Let us see how we can read tables using functions such as `spark.read.table` and process data using Data Frame APIs.

* Using Data Frame APIs - `spark.read.table("table_name")`.
* We can also prefix the database name to read tables belong to a particular database.
* When we read the table, it will result in a Data Frame.
* Once Data Frame is created we can use functions such as `filter` or `where`, `groupBy`, `sort` or `orderBy` to process the data in the Data Frame.

### Tasks
Let us see how we can create a table using data in a file and then read into a Data Frame.
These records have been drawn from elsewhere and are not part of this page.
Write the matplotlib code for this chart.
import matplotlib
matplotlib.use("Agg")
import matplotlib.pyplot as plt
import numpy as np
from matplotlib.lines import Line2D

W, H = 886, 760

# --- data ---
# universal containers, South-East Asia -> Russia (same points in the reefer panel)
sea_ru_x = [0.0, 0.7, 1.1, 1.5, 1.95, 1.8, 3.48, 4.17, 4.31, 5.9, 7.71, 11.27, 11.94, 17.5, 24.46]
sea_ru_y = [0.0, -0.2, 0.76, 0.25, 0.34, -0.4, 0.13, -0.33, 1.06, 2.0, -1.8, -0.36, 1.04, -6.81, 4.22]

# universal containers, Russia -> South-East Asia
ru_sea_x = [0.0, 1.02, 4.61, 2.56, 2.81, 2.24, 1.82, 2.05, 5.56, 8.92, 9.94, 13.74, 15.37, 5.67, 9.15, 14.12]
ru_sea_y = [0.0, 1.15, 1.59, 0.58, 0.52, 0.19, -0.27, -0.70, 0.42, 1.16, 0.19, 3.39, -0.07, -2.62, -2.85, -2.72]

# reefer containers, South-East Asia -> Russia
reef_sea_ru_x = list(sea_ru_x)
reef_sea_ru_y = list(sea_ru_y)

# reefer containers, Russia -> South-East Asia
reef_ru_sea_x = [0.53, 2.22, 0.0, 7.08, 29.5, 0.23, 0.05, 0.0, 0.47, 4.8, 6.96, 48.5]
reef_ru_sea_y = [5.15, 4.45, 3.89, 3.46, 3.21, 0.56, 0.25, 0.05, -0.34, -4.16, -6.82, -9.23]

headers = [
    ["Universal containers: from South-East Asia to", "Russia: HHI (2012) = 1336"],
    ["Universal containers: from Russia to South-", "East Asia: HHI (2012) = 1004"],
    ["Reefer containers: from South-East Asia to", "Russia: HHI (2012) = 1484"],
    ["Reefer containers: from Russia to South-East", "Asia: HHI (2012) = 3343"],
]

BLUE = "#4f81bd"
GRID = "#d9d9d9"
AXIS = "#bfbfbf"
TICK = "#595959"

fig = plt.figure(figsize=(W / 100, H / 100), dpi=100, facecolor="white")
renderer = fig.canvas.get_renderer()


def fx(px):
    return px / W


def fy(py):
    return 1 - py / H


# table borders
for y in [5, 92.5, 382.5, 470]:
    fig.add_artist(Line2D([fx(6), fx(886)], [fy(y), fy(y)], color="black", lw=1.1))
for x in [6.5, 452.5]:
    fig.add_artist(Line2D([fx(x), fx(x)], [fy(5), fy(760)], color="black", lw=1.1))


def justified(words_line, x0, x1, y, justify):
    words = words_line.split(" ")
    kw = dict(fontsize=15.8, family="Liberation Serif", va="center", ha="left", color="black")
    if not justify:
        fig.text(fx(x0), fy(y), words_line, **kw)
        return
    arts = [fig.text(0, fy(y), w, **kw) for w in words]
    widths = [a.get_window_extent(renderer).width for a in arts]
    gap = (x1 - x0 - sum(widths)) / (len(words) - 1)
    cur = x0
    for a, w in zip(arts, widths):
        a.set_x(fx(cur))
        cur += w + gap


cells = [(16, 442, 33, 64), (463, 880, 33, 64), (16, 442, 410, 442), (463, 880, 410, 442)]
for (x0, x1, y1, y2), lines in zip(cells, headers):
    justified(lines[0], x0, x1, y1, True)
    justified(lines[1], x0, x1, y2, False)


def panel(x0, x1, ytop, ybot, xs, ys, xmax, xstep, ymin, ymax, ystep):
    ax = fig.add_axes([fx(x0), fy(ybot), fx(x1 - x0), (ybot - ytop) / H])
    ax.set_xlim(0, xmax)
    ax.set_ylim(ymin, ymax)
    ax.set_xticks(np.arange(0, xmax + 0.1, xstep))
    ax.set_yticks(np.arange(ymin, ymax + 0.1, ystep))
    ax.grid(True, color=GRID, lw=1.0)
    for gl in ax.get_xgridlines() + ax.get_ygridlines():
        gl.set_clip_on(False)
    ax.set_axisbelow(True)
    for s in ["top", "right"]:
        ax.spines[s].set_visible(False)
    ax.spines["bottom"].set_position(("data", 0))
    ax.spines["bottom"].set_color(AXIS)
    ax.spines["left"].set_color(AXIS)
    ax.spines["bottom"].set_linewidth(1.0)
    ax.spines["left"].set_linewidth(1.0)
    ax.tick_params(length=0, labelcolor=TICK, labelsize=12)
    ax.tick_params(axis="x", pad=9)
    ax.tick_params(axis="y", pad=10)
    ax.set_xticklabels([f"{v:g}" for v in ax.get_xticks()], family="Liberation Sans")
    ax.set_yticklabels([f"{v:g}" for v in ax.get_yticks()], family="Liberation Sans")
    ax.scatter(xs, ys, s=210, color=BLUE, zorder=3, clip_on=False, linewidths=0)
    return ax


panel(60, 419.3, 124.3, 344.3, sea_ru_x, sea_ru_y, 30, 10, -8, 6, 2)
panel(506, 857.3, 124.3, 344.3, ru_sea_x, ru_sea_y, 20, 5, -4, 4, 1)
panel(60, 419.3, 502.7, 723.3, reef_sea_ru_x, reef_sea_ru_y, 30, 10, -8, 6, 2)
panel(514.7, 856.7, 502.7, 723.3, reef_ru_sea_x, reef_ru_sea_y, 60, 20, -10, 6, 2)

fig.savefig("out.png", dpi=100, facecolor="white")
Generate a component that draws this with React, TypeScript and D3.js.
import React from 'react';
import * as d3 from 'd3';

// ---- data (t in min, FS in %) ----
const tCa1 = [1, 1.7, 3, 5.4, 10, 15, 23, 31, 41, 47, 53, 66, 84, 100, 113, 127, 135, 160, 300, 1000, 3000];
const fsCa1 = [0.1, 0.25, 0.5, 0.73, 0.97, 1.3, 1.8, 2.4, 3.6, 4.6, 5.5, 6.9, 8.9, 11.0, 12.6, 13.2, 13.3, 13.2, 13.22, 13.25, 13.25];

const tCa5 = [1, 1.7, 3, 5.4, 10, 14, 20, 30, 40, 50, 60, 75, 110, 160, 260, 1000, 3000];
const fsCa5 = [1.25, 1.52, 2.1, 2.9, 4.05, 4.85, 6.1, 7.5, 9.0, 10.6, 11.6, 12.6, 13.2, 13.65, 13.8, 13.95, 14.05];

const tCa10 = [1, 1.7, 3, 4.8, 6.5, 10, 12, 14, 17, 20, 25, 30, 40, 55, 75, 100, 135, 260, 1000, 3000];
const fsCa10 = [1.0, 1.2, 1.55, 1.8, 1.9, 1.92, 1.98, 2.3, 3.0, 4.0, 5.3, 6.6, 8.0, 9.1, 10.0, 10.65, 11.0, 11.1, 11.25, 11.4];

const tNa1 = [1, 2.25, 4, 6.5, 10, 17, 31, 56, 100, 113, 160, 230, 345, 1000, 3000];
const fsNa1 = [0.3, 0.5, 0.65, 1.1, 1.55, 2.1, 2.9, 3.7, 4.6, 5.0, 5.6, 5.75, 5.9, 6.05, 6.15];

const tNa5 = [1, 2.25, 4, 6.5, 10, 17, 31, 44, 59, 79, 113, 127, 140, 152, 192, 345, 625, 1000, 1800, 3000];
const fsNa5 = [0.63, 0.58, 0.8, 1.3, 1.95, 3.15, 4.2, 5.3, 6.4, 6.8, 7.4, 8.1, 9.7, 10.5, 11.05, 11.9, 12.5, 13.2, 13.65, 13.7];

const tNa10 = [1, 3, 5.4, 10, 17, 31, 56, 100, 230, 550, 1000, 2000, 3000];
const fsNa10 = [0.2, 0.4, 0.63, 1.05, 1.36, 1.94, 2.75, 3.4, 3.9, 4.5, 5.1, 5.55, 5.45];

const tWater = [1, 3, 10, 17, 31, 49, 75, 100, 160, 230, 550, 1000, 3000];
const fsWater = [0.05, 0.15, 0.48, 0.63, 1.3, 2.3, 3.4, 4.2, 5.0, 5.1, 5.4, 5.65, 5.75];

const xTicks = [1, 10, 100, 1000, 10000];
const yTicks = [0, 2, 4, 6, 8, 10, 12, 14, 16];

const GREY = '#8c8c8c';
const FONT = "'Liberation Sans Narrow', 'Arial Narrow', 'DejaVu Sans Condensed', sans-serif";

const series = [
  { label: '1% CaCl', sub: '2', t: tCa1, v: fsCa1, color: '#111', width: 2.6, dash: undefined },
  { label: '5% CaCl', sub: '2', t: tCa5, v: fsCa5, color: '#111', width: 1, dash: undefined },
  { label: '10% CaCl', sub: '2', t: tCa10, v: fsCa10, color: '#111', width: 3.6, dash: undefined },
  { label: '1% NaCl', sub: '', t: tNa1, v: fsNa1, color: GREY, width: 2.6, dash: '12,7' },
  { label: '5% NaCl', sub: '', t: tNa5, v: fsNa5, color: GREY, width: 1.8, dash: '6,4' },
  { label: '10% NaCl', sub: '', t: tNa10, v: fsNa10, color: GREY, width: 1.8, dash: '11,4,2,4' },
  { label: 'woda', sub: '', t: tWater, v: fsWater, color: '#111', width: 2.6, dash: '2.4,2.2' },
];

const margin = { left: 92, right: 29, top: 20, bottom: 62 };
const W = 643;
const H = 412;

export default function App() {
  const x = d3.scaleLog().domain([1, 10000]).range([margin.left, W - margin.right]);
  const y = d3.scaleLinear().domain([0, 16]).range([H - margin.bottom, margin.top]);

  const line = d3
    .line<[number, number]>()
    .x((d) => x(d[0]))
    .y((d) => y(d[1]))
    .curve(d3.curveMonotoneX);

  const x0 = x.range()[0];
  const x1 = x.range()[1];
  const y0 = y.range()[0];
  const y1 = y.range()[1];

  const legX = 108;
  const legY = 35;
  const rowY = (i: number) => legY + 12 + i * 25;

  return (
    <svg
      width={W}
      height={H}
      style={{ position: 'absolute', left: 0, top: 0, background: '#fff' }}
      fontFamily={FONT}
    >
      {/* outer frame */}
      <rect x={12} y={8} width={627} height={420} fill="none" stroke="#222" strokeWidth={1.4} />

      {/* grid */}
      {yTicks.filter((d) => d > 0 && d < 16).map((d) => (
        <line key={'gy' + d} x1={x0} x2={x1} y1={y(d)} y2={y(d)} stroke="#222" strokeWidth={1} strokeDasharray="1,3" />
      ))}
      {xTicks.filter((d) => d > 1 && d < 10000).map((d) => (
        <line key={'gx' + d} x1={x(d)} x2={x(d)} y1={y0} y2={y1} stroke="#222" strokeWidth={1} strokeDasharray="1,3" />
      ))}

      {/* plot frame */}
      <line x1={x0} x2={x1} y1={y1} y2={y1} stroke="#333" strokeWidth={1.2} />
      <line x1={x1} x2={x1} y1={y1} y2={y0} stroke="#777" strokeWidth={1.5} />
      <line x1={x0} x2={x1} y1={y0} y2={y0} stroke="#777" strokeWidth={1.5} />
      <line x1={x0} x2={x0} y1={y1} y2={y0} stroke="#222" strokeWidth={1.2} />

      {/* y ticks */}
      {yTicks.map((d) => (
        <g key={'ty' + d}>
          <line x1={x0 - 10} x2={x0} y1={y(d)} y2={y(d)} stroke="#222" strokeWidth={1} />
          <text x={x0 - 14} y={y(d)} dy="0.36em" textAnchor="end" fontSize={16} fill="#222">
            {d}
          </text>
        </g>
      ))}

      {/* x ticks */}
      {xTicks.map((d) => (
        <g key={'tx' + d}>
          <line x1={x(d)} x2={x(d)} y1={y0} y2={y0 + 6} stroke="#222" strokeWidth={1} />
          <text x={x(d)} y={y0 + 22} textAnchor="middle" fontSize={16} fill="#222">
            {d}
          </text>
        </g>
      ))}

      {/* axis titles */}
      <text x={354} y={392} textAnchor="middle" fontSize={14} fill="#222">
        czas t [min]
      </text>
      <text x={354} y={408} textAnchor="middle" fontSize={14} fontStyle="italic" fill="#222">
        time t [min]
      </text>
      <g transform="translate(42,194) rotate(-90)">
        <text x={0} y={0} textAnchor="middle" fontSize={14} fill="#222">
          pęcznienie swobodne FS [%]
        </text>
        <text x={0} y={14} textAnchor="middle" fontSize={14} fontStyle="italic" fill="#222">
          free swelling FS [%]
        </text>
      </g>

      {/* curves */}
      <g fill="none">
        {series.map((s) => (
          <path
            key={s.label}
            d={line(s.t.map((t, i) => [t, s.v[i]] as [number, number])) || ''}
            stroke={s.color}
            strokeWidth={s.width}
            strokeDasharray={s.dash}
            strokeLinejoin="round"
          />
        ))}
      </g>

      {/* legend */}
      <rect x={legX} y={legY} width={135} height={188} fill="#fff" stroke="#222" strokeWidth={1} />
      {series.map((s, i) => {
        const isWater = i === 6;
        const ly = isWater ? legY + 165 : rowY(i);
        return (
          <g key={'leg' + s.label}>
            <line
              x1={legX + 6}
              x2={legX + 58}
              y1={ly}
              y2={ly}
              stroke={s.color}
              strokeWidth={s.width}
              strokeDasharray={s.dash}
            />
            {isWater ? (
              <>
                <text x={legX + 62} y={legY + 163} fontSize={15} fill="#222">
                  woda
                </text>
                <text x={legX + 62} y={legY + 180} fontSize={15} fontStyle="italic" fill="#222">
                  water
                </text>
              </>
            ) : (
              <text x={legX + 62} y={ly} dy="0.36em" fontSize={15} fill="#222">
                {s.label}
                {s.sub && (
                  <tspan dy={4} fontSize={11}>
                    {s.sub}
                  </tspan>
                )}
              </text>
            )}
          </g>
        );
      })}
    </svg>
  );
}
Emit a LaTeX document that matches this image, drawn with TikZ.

* Create Database for **airlines** data.

In [None]:
import getpass
username = getpass.getuser()

In [None]:
spark.sql(f"CREATE DATABASE IF NOT EXISTS {username}_airlines")

In [None]:
spark.catalog.setCurrentDatabase(f"{username}_airlines")

* Create table by name **airport-codes** for file **airport-codes.txt**. The file contains header and each field in each row is delimited by a tab character.

In [None]:
airport_codes_path = f"/user/{username}/airlines_all/airport-codes"

In [None]:
spark.sql(f'DROP TABLE {username}_airlines.airport_codes')

In [None]:
airport_codes_df = spark. \
    read. \
    csv(airport_codes_path,
        sep="\t",
        header=True,
        inferSchema=True
       )

In [None]:
airport_codes_df.write.saveAsTable(f"{username}_airlines.airport_codes")

* Read data from table and get number of airports by state.

In [None]:
airport_codes = spark.read.table("airport_codes")

In [None]:
type(airport_codes)

In [None]:
spark.sql('DESCRIBE FORMATTED airport_codes').show(100, False)

In [None]:
airport_codes. \
    groupBy("state"). \
    count(). \
    show()